A cool front has moved in here, and it sure is welcome after the run of hot weather we’ve been having. The archery hunting season closed here last Sunday, and the general deer/bear season will open tomorrow (Saturday). I wanted to get out with the dogs in this time between seasons, and this cooler weather made it perfect.
There are some old logging roads and skid trails that I want to check on, and see if they are passable with the horse. I know a couple of the old roads have become impassable to anything without wings due to washouts. Yesterday I loaded the mare in the trailer, took a couple of dogs along, and drove up the mountain to a place where I wanted to unload.
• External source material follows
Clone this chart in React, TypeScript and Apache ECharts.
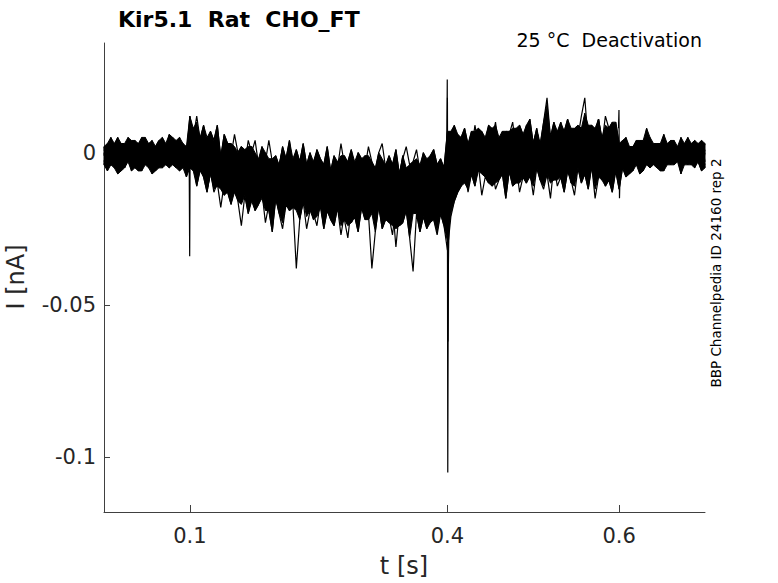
import React, { useEffect, useRef } from "react";
import * as echarts from "echarts";

// sample spacing (s) and segment start times (s)
const dt = 0.004;
const segStarts = [0, 0.1, 0.4, 0.6];

// currents in pA, one row per sweep (6 sweeps)
const seg0to100ms = [
  [-1, 3, -4, 2, 5, -3, 0, 4, -6, 1, 3, -2, 5, -5, 2, 0, -3, 4, -1, 6, -4, 2, -2, 3, -1],
  [2, -5, 1, -2, 4, -6, 3, -1, 2, -4, 0, 5, -3, 1, -7, 2, 4, -2, 0, -5, 3, -1, 5, -3, 1],
  [-3, 1, 4, -5, 0, 2, -2, 5, -4, -1, 3, -6, 2, 0, 4, -3, 1, -5, 3, -2, 0, 4, -6, 1, -3],
  [0, -6, 2, 3, -3, 1, -5, 2, 0, 4, -4, 1, -2, 3, -5, 2, -1, 5, -4, 0, 2, -3, 3, -5, 0],
  [-4, 2, -1, 0, -7, 3, 1, -3, 4, -5, 2, -1, -4, 3, 0, -6, 2, 1, -3, 4, -2, -5, 1, 0, -8],
  [1, -2, 5, -4, 2, -1, -5, 3, -2, 0, -6, 4, -1, 2, -3, 1, -5, 3, -2, -4, 5, -1, 0, -3, 2],
];

const seg100to400ms = [
  [12, 5, 12, 4, 9, 2, 7, 4, 9, -2, 6, 3, -1, 6, 0, 2, -4, 4, 0, 4, -4, 2, -3, 4, -3, -1, -5, 2, -2, 4,
   -6, 1, -3, 3, -4, 0, -7, 1, -2, -4, 2, -6, -1, -5, 3, -4, -3, 1, -7, 0, -2, -5, 2, -3, -6, 0, 3, -5, -1, -4,
   1, -7, -2, 2, -4, -3, 1, -6, 0, -8, -1, 1, -4, -2, -5],
  [2, 8, 3, 5, -3, 5, 1, -3, 6, -2, 1, -4, 3, -7, 0, -2, 1, -5, 2, -7, -2, -4, 0, -9, -2, -7, -4, 1, -8, -3,
   -2, -7, -10, -1, -5, -8, -3, 0, -6, -9, -2, -11, -4, -3, -8, -1, -7, -11, -3, -6, -8, -1, -10, -5, -7, -3, -11, -4, -2, -9,
   -6, -8, -1, -12, -5, -3, -10, -4, -7, -2, -11, -6, -4, -9, -5],
  [8, 0, 1, -3, 3, 0, -6, 2, -3, -1, -6, 1, -10, -5, -2, -7, -2, -10, -5, -7, -2, -10, -5, -12, -7, -4, -10, -5, -14, -7,
   -9, -4, -12, -7, -14, -4, -9, -13, -6, -11, -8, -14, -5, -9, -12, -7, -15, -4, -11, -7, -14, -10, -8, -13, -5, -15, -9, -12, -6, -11,
   -16, -7, -10, -14, -5, -12, -9, -13, -7, -15, -8, -10, -14, -6, -12],
  [-1, 5, -5, -1, 0, -8, -2, -5, -8, -2, -7, -12, -4, -7, -12, -3, -11, -9, -16, -7, -8, -13, -7, -12, -16, -9, -10, -16, -7, -14,
   -12, -9, -18, -10, -13, -9, -16, -12, -18, -8, -15, -13, -10, -17, -12, -19, -9, -14, -11, -17, -9, -18, -14, -12, -19, -11, -15, -17, -10, -16,
   -13, -20, -9, -14, -17, -12, -18, -11, -15, -19, -10, -16, -13, -18, -11],
  [2, -6, -2, -6, 0, -12, -7, -5, -11, -5, -14, -9, -7, -13, -15, -10, -7, -16, -13, -19, -10, -15, -12, -19, -26, -15, -19, -14, -10, -19,
   -18, -12, -21, -16, -14, -17, -22, -14, -16, -21, -12, -19, -20, -15, -17, -22, -28, -18, -14, -23, -16, -15, -22, -13, -20, -18, -21, -14, -23, -17,
   -31, -19, -22, -16, -24, -13, -18, -20, -15, -21, -23, -14, -19, -16, -22],
  [-5, -2, -11, -5, -8, -13, -6, -13, -10, -18, -10, -13, -17, -9, -16, -24, -14, -20, -14, -19, -17, -13, -23, -17, -21, -15, -20, -25, -17, -19,
   -17, -38, -22, -16, -25, -19, -20, -24, -16, -25, -19, -22, -24, -18, -27, -20, -17, -23, -21, -26, -18, -22, -20, -38, -26, -17, -25, -22, -21, -27,
   -18, -24, -23, -19, -28, -39, -20, -26, -21, -25, -17, -22, -27, -20, -24],
];

const seg400to600ms = [
  [7, 2, 9, 0, 5, 8, 2, 7, 0, 8, 5, 3, 9, 4, 10, 1, 7, 2, 6, 10, 1, 9, 6, 4, 11, 3, 7, 2, 10, 18,
   5, 10, 2, 9, 7, 11, 4, 8, 5, 12, 18, 3, 9, 6, 11, 3, 12, 8, 5, 10],
  [0, 7, 2, 6, -2, 5, 3, 0, 9, 3, 7, 0, 5, 8, 2, 4, -1, 7, 6, 1, 8, 3, 0, 9, 4, 3, 8, 0, 6, 9,
   2, 7, 4, 10, 1, 5, 8, 3, 9, 0, 6, 9, 3, 6, 11, 4, 2, 8, 10, 5],
  [-8, -3, 2, -4, 4, 1, -1, 6, -3, 3, 0, 5, -2, 2, -3, 5, 3, 0, 7, -2, 4, 2, -1, 6, 1, -3, 5, 3, 0, 6,
   -2, 2, 7, -1, 4, 1, -3, 7, 4, 1, 6, -1, 3, 8, 0, 5, 2, 7, -2, 4],
  [-15, -8, -5, 2, -7, -1, 1, -4, -2, -6, 3, -3, 0, -5, 2, -7, -2, 1, -4, -1, -6, 3, -3, 0, -5, -2, 3, -7, 0, 2,
   -3, -5, 4, -1, -2, 2, -6, 1, 3, -4, -1, 0, -5, 4, -3, 2, -2, -6, 1, -1],
  [-22, -13, -9, -7, -2, -10, -5, -1, -7, -6, 0, -8, -4, -11, -3, -1, -6, -9, -2, -5, -10, -3, -1, -7, -8, -4, 1, -9, -4, -5,
   -1, -9, -2, -3, -7, 0, -10, -4, -2, -6, 1, -8, -3, -5, -1, -9, -4, 0, -7, -2],
  [-32, -21, -16, -13, -11, -6, -13, -7, -11, -4, -14, -8, -10, -5, -12, -9, -7, -15, -6, -11, -4, -13, -8, -10, -6, -14, -5, -9, -12, -7,
   -15, -4, -11, -8, -13, -6, -9, -14, -5, -10, -7, -12, -4, -15, -8, -5, -11, -9, -13, -6],
];

const seg600to700ms = [
  [3, -2, 5, -4, 1, 4, -3, 2, 0, -5, 3, 1, -2, 4, -4, 2, 0, -3, 5, -1, -4, 3, -2, 1, 4, -3],
  [-1, 4, -3, 2, -5, 3, 0, -2, 8, -4, 1, 3, -5, 2, -1, 4, -3, 0, 2, -4, 5, -2, -1, 3, -5, 1],
  [-4, 1, 3, -6, 2, -1, 4, -3, 0, 5, -4, 2, -2, 6, -1, -3, 3, 0, -5, 2, 1, -3, 4, -2, 0, -4],
  [-6, 2, -3, 1, -5, 3, -1, 4, -4, 0, 2, -5, 3, -2, 1, -4, 4, -1, -3, 3, -2, 0, -5, 2, -1, 3],
  [-9, -3, 0, -7, 2, -4, 1, -6, 3, -2, -4, 1, -6, 0, 3, -3, -1, 2, -5, 1, 3, -4, 0, -2, 2, -5],
  [-12, -5, -8, -2, -6, 1, -7, -3, 2, -5, 0, -3, 1, -6, -1, 2, -4, 0, -7, 1, -2, -4, 2, -3, -6, 0],
];

// capacitive transients at the voltage steps: [t (s), I (pA)]
const transientStep1 = [[0.0992, -2], [0.0998, -34], [0.1004, 6], [0.101, 10]];
const transientStep2a = [[0.3992, -3], [0.3998, 24], [0.4004, -105], [0.401, -40], [0.4018, -22]];
const transientStep2b = [[0.3994, -8], [0.4, 18], [0.4006, -62], [0.4012, -30], [0.402, -18]];
const transientStep3 = [[0.5992, 8], [0.5998, 14], [0.6004, -15], [0.601, -8]];

const xTicks = [0.1, 0.4, 0.6];
const yTicks = [-0.1, -0.05, 0];

const segments = [seg0to100ms, seg100to400ms, seg400to600ms, seg600to700ms];

export default function App() {
  const ref = useRef<HTMLDivElement>(null);
  useEffect(() => {
    if (!ref.current) return;
    const chart = echarts.init(ref.current, null, { renderer: "svg" });
    const nSweeps = seg0to100ms.length;
    const sweepSeries = seg0to100ms.map((_, k) => ({
      type: "line",
      data: segments.flatMap((seg, s) =>
        seg[k].map((v, i) => [segStarts[s] + i * dt, v / 1000])
      ),
      showSymbol: false,
      symbol: "none",
      lineStyle: { color: "#000", width: 1.2 },
      silent: true,
      z: 2,
    }));
    // region covered by the overlapping sweeps; isolated spikes are left as thin lines
    const upperPts: number[][] = [];
    const lowerPts: number[][] = [];
    segments.forEach((seg, s) => {
      const n = Math.min(...seg.map((row) => row.length));
      for (let i = 0; i < n; i++) {
        const vals = seg.map((row) => row[i]).sort((a, b) => a - b);
        const t = segStarts[s] + i * dt;
        const hi = Math.min(vals[nSweeps - 1], vals[nSweeps - 2] + 7);
        const lo = Math.max(vals[0], vals[1] - 7);
        upperPts.push([t, hi / 1000]);
        lowerPts.push([t, lo / 1000]);
      }
    });
    const coreSeries = {
      type: "custom",
      data: [[0.35, 0]],
      silent: true,
      z: 1,
      renderItem: (_params: any, api: any) => {
        const up = upperPts.map((p) => api.coord(p));
        const lo = lowerPts.map((p) => api.coord(p)).reverse();
        return {
          type: "polygon",
          shape: { points: [...up, ...lo] },
          style: { fill: "#000", stroke: "#000", lineWidth: 1 },
        };
      },
    };
    const transSeries = [transientStep1, transientStep2a, transientStep2b, transientStep3].map((tr) => ({
      type: "line",
      data: tr.map(([t, v]) => [t, v / 1000]),
      showSymbol: false,
      symbol: "none",
      lineStyle: { color: "#000", width: 1.2 },
      silent: true,
      z: 3,
    }));
    const font = '"DejaVu Sans", sans-serif';
    chart.setOption({
      animation: false,
      backgroundColor: "#fff",
      grid: { left: 104, right: 73, top: 43, bottom: 71, containLabel: false },
      xAxis: {
        type: "value",
        min: 0,
        max: 0.7,
        axisLine: { show: true, onZero: false, lineStyle: { color: "#404040", width: 1 } },
        axisTick: { show: true, inside: true, length: 7, customValues: xTicks, lineStyle: { color: "#404040" } },
        axisLabel: { customValues: xTicks, color: "#262626", fontSize: 21, fontFamily: font, margin: 13 },
        splitLine: { show: false },
      },
      yAxis: {
        type: "value",
        min: -0.118,
        max: 0.036,
        axisLine: { show: true, onZero: false, lineStyle: { color: "#404040", width: 1 } },
        axisTick: { show: true, inside: true, length: 6, customValues: yTicks, lineStyle: { color: "#404040" } },
        axisLabel: { customValues: yTicks, color: "#262626", fontSize: 21, fontFamily: font, margin: 8 },
        splitLine: { show: false },
      },
      graphic: [
        {
          type: "text",
          x: 118,
          y: 19,
          style: { text: "Kir5.1  Rat  CHO_FT", font: 'bold 22px "DejaVu Sans"', fill: "#000", align: "left", verticalAlign: "middle", textAlign: "left", textVerticalAlign: "middle" },
        },
        {
          type: "text",
          x: 702,
          y: 40,
          style: { text: "25 °C  Deactivation", font: '19px "DejaVu Sans"', fill: "#000", align: "right", verticalAlign: "middle", textAlign: "right", textVerticalAlign: "middle" },
        },
        {
          type: "text",
          x: 404,
          y: 566,
          style: { text: "t [s]", font: '24px "DejaVu Sans"', fill: "#262626", align: "center", verticalAlign: "middle", textAlign: "center", textVerticalAlign: "middle" },
        },
        {
          type: "text",
          x: 16,
          y: 277,
          rotation: Math.PI / 2,
          style: { text: "I [nA]", font: '24px "DejaVu Sans"', fill: "#262626", align: "center", verticalAlign: "middle", textAlign: "center", textVerticalAlign: "middle" },
        },
        {
          type: "text",
          x: 716,
          y: 273,
          rotation: Math.PI / 2,
          style: { text: "BBP Channelpedia ID 24160 rep 2", font: '13.5px "DejaVu Sans"', fill: "#000", align: "center", verticalAlign: "middle", textAlign: "center", textVerticalAlign: "middle" },
        },
      ],
      series: [coreSeries, ...sweepSeries, ...transSeries],
    });
    return () => chart.dispose();
  }, []);
  return (
    <div
      ref={ref}
      style={{ position: "absolute", left: 0, top: 0, width: 778, height: 583 }}
    />
  );
}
An old road had been closed by the timber company that owns the land, and they had bulldozed a berm up to block the road. Sis went up and over it without a problem. There were a few down trees across the road, but nothing she couldn’t step over. Aside from a tight squeeze through some brush in one spot we had no trouble, and we made a nice loop back to the truck and trailer. Enough of a ride to make a good hunt, but not so much as to cripple up my old knees. Just about right. Saw a couple of old bear tracks, but nothing fresh. Feed is scarce in the mountains this year, and so is bear sign. I have a feeling that a lot of the bear are still up in the high country, but when they drop down there isn’t much to hold them here. They will probably just pass on through in search of better pickings.
Last night really cooled off in a big way, and this morning I awoke to an overcast sky. Even had a little sprinkle of rain while I poured down my morning dose of coffee. A perfect morning for predator calling. I loaded 2 dogs in the truck and drove to a couple of my better hot spots.
It was a short hike to the first stand. I tied Bear and Dove to a couple of small saplings, then set up my stool, and video camera on a tripod. The stool is becoming almost mandatory equipment for me, unless I am horseback of course. The little bit of added elevation, as opposed to sitting on the ground, gives me a better field of view and I can pan the camera much better. I know I’m going to like it even more this winter when the ground is wet or snow covered!
A few minutes into the stand, and I saw something move behind a bush; small, gray, and close to the ground. Could have been a gray fox or a squirrel. The color was right for either. It disappeared without ever moving out where I could get a good look at it, and aside from the usual gang of blue jays I saw nothing else on this stand.
I roaded the dogs for a little exercise, then set up another stand right on the side of the road and looking down an old fire break. I set up the stool and camera again, then placed an electronic call on the edge of the brush some distance down the fire break. I was back on my seat and a few minutes into the call when a fox started barking down in the brush. I switched on the camera just as a second fox came around the side of the hill directly below me and stopped behind a bush. I had my finger on the “go” button, but I couldn’t see much of the fox in the view finder. I was waiting for it to step out into the fire break where it would be in plain view.
Bear was under the camper shell in the back of the pickup, but Dove was up in the cab. She heard and saw the same things I did, and she couldn’t stand it any longer. She began to bark! Of course that blew the stand, so I turned her out knowing full well that she couldn’t run a fox under these dry conditions. She went looking anyway, but was soon back to me. Oh well, it feels like fall is right around the corner, and things will keep getting better and better; especially if we get some much needed rain. I’ll hole up for a few days now. Opening of deer season is a good time to stay at home.